**Your goal:** Leave out the pictures, then reproduce the rest of the material exactly.

**Data excerpt:**

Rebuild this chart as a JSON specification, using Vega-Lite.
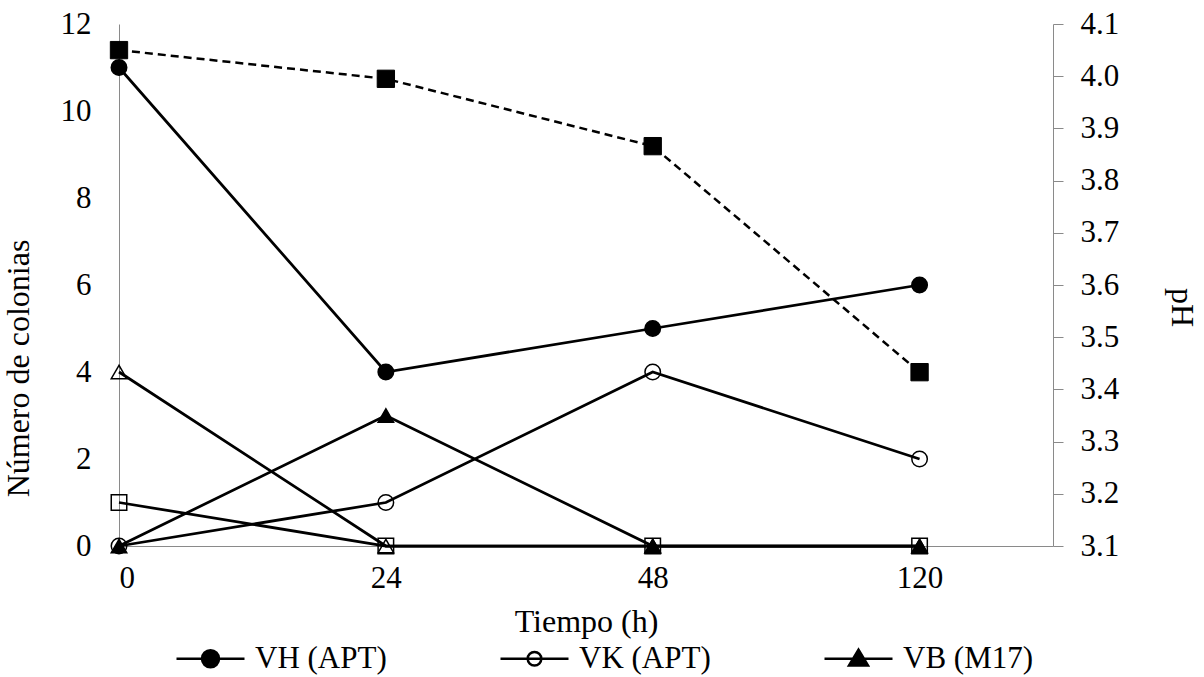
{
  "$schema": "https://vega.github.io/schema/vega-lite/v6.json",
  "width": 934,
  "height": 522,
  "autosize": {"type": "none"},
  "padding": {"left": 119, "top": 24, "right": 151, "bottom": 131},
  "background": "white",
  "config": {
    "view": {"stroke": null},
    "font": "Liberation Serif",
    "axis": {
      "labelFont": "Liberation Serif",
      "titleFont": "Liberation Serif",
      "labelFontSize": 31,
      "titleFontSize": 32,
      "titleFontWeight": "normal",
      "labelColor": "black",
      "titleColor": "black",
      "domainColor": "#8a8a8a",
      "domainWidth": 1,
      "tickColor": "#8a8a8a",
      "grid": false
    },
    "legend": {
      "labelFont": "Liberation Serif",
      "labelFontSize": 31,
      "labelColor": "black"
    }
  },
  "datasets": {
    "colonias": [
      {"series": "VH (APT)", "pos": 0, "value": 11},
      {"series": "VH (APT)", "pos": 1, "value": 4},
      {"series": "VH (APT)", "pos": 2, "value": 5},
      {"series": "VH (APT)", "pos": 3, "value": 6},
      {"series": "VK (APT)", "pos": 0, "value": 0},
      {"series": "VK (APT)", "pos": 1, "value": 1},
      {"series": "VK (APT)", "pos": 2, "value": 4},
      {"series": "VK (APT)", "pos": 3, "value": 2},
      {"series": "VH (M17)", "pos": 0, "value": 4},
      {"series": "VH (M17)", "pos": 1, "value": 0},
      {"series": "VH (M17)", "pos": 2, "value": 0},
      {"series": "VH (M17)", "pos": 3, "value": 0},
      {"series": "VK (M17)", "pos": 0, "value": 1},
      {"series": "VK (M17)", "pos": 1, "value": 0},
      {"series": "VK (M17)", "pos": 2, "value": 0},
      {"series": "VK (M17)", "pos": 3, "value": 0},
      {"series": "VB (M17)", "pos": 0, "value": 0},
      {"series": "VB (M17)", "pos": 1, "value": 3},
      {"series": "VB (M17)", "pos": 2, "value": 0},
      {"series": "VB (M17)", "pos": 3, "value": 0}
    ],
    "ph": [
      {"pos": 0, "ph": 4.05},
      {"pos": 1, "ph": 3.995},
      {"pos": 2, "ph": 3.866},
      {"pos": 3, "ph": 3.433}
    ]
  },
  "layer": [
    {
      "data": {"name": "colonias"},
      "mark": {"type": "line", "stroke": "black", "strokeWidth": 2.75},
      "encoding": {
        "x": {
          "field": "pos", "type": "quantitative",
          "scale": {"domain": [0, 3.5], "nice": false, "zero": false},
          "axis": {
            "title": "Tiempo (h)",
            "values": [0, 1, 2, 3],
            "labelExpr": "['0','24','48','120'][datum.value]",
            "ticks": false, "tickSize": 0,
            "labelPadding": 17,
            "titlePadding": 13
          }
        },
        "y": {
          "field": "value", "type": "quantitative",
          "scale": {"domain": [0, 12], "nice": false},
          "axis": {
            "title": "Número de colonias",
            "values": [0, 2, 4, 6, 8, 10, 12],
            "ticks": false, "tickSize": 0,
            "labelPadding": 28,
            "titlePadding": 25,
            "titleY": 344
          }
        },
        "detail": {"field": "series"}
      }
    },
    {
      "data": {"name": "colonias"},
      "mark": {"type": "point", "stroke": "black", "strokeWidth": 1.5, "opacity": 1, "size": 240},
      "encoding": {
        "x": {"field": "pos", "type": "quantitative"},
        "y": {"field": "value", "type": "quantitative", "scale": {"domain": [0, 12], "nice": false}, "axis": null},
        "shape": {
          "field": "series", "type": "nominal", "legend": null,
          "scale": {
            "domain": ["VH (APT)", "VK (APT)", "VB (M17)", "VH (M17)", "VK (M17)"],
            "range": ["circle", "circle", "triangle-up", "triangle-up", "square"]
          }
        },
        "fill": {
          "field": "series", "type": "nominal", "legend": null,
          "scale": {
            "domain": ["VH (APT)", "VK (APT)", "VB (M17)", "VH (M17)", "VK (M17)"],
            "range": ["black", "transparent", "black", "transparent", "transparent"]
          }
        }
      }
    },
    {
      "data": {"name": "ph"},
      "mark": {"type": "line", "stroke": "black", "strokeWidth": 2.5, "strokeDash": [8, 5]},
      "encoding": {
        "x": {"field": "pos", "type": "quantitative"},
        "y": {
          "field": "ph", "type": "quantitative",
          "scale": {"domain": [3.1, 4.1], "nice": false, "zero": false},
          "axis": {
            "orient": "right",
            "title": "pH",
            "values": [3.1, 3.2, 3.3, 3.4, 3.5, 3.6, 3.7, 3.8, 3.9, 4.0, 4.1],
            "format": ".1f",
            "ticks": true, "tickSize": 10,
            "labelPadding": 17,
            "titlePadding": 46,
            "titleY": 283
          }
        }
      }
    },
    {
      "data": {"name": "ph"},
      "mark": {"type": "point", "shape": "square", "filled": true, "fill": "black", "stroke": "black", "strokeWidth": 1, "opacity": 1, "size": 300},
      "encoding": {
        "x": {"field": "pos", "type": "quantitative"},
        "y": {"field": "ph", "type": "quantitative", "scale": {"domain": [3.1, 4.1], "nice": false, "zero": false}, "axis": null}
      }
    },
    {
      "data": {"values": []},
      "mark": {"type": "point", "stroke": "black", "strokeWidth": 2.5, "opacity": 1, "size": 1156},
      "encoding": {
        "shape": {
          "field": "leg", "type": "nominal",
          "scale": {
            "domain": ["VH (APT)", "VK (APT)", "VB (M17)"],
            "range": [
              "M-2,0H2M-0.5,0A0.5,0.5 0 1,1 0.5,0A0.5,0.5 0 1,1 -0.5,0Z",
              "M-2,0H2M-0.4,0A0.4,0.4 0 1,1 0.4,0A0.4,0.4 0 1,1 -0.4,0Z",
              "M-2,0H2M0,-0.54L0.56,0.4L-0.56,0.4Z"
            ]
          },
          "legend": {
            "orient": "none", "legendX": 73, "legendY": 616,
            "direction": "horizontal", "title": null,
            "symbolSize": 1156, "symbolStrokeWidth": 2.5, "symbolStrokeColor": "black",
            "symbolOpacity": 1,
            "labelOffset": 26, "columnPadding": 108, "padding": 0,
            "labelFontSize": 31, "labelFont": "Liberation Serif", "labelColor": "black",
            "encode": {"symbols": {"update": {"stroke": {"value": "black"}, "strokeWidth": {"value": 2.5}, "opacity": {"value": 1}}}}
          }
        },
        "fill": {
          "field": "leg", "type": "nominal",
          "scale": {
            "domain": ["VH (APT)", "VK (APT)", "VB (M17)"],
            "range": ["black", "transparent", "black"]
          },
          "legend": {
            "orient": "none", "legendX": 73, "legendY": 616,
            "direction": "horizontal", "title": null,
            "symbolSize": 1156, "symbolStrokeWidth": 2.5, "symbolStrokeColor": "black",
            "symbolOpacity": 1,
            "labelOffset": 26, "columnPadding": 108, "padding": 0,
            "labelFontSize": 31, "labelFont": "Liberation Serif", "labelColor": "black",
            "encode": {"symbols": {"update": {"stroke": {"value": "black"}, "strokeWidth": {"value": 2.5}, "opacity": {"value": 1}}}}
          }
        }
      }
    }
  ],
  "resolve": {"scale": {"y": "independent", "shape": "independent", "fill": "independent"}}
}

**Solution to this exercise:**
Rebuild this chart as a JSON specification, using Vega-Lite.
{
  "$schema": "https://vega.github.io/schema/vega-lite/v6.json",
  "width": 934,
  "height": 522,
  "autosize": {"type": "none"},
  "padding": {"left": 119, "top": 24, "right": 151, "bottom": 131},
  "background": "white",
  "config": {
    "view": {"stroke": null},
    "font": "Liberation Serif",
    "axis": {
      "labelFont": "Liberation Serif",
      "titleFont": "Liberation Serif",
      "labelFontSize": 31,
      "titleFontSize": 32,
      "titleFontWeight": "normal",
      "labelColor": "black",
      "titleColor": "black",
      "domainColor": "#8a8a8a",
      "domainWidth": 1,
      "tickColor": "#8a8a8a",
      "grid": false
    },
    "legend": {
      "labelFont": "Liberation Serif",
      "labelFontSize": 31,
      "labelColor": "black"
    }
  },
  "datasets": {
    "colonias": [
      {"series": "VH (APT)", "pos": 0, "value": 11},
      {"series": "VH (APT)", "pos": 1, "value": 4},
      {"series": "VH (APT)", "pos": 2, "value": 5},
      {"series": "VH (APT)", "pos": 3, "value": 6},
      {"series": "VK (APT)", "pos": 0, "value": 0},
      {"series": "VK (APT)", "pos": 1, "value": 1},
      {"series": "VK (APT)", "pos": 2, "value": 4},
      {"series": "VK (APT)", "pos": 3, "value": 2},
      {"series": "VH (M17)", "pos": 0, "value": 4},
      {"series": "VH (M17)", "pos": 1, "value": 0},
      {"series": "VH (M17)", "pos": 2, "value": 0},
      {"series": "VH (M17)", "pos": 3, "value": 0},
      {"series": "VK (M17)", "pos": 0, "value": 1},
      {"series": "VK (M17)", "pos": 1, "value": 0},
      {"series": "VK (M17)", "pos": 2, "value": 0},
      {"series": "VK (M17)", "pos": 3, "value": 0},
      {"series": "VB (M17)", "pos": 0, "value": 0},
      {"series": "VB (M17)", "pos": 1, "value": 3},
      {"series": "VB (M17)", "pos": 2, "value": 0},
      {"series": "VB (M17)", "pos": 3, "value": 0}
    ],
    "ph": [
      {"pos": 0, "ph": 4.05},
      {"pos": 1, "ph": 3.995},
      {"pos": 2, "ph": 3.866},
      {"pos": 3, "ph": 3.433}
    ]
  },
  "layer": [
    {
      "data": {"name": "colonias"},
      "mark": {"type": "line", "stroke": "black", "strokeWidth": 2.75},
      "encoding": {
        "x": {
          "field": "pos", "type": "quantitative",
          "scale": {"domain": [0, 3.5], "nice": false, "zero": false},
          "axis": {
            "title": "Tiempo (h)",
            "values": [0, 1, 2, 3],
            "labelExpr": "['0','24','48','120'][datum.value]",
            "ticks": false, "tickSize": 0,
            "labelPadding": 17,
            "titlePadding": 13
          }
        },
        "y": {
          "field": "value", "type": "quantitative",
          "scale": {"domain": [0, 12], "nice": false},
          "axis": {
            "title": "Número de colonias",
            "values": [0, 2, 4, 6, 8, 10, 12],
            "ticks": false, "tickSize": 0,
            "labelPadding": 28,
            "titlePadding": 25,
            "titleY": 344
          }
        },
        "detail": {"field": "series"}
      }
    },
    {
      "data": {"name": "colonias"},
      "mark": {"type": "point", "stroke": "black", "strokeWidth": 1.5, "opacity": 1, "size": 240},
      "encoding": {
        "x": {"field": "pos", "type": "quantitative"},
        "y": {"field": "value", "type": "quantitative", "scale": {"domain": [0, 12], "nice": false}, "axis": null},
        "shape": {
          "field": "series", "type": "nominal", "legend": null,
          "scale": {
            "domain": ["VH (APT)", "VK (APT)", "VB (M17)", "VH (M17)", "VK (M17)"],
            "range": ["circle", "circle", "triangle-up", "triangle-up", "square"]
          }
        },
        "fill": {
          "field": "series", "type": "nominal", "legend": null,
          "scale": {
            "domain": ["VH (APT)", "VK (APT)", "VB (M17)", "VH (M17)", "VK (M17)"],
            "range": ["black", "transparent", "black", "transparent", "transparent"]
          }
        }
      }
    },
    {
      "data": {"name": "ph"},
      "mark": {"type": "line", "stroke": "black", "strokeWidth": 2.5, "strokeDash": [8, 5]},
      "encoding": {
        "x": {"field": "pos", "type": "quantitative"},
        "y": {
          "field": "ph", "type": "quantitative",
          "scale": {"domain": [3.1, 4.1], "nice": false, "zero": false},
          "axis": {
            "orient": "right",
            "title": "pH",
            "values": [3.1, 3.2, 3.3, 3.4, 3.5, 3.6, 3.7, 3.8, 3.9, 4.0, 4.1],
            "format": ".1f",
            "ticks": true, "tickSize": 10,
            "labelPadding": 17,
            "titlePadding": 46,
            "titleY": 283
          }
        }
      }
    },
    {
      "data": {"name": "ph"},
      "mark": {"type": "point", "shape": "square", "filled": true, "fill": "black", "stroke": "black", "strokeWidth": 1, "opacity": 1, "size": 300},
      "encoding": {
        "x": {"field": "pos", "type": "quantitative"},
        "y": {"field": "ph", "type": "quantitative", "scale": {"domain": [3.1, 4.1], "nice": false, "zero": false}, "axis": null}
      }
    },
    {
      "data": {"values": []},
      "mark": {"type": "point", "stroke": "black", "strokeWidth": 2.5, "opacity": 1, "size": 1156},
      "encoding": {
        "shape": {
          "field": "leg", "type": "nominal",
          "scale": {
            "domain": ["VH (APT)", "VK (APT)", "VB (M17)"],
            "range": [
              "M-2,0H2M-0.5,0A0.5,0.5 0 1,1 0.5,0A0.5,0.5 0 1,1 -0.5,0Z",
              "M-2,0H2M-0.4,0A0.4,0.4 0 1,1 0.4,0A0.4,0.4 0 1,1 -0.4,0Z",
              "M-2,0H2M0,-0.54L0.56,0.4L-0.56,0.4Z"
            ]
          },
          "legend": {
            "orient": "none", "legendX": 73, "legendY": 616,
            "direction": "horizontal", "title": null,
            "symbolSize": 1156, "symbolStrokeWidth": 2.5, "symbolStrokeColor": "black",
            "symbolOpacity": 1,
            "labelOffset": 26, "columnPadding": 108, "padding": 0,
            "labelFontSize": 31, "labelFont": "Liberation Serif", "labelColor": "black",
            "encode": {"symbols": {"update": {"stroke": {"value": "black"}, "strokeWidth": {"value": 2.5}, "opacity": {"value": 1}}}}
          }
        },
        "fill": {
          "field": "leg", "type": "nominal",
          "scale": {
            "domain": ["VH (APT)", "VK (APT)", "VB (M17)"],
            "range": ["black", "transparent", "black"]
          },
          "legend": {
            "orient": "none", "legendX": 73, "legendY": 616,
            "direction": "horizontal", "title": null,
            "symbolSize": 1156, "symbolStrokeWidth": 2.5, "symbolStrokeColor": "black",
            "symbolOpacity": 1,
            "labelOffset": 26, "columnPadding": 108, "padding": 0,
            "labelFontSize": 31, "labelFont": "Liberation Serif", "labelColor": "black",
            "encode": {"symbols": {"update": {"stroke": {"value": "black"}, "strokeWidth": {"value": 2.5}, "opacity": {"value": 1}}}}
          }
        }
      }
    }
  ],
  "resolve": {"scale": {"y": "independent", "shape": "independent", "fill": "independent"}}
}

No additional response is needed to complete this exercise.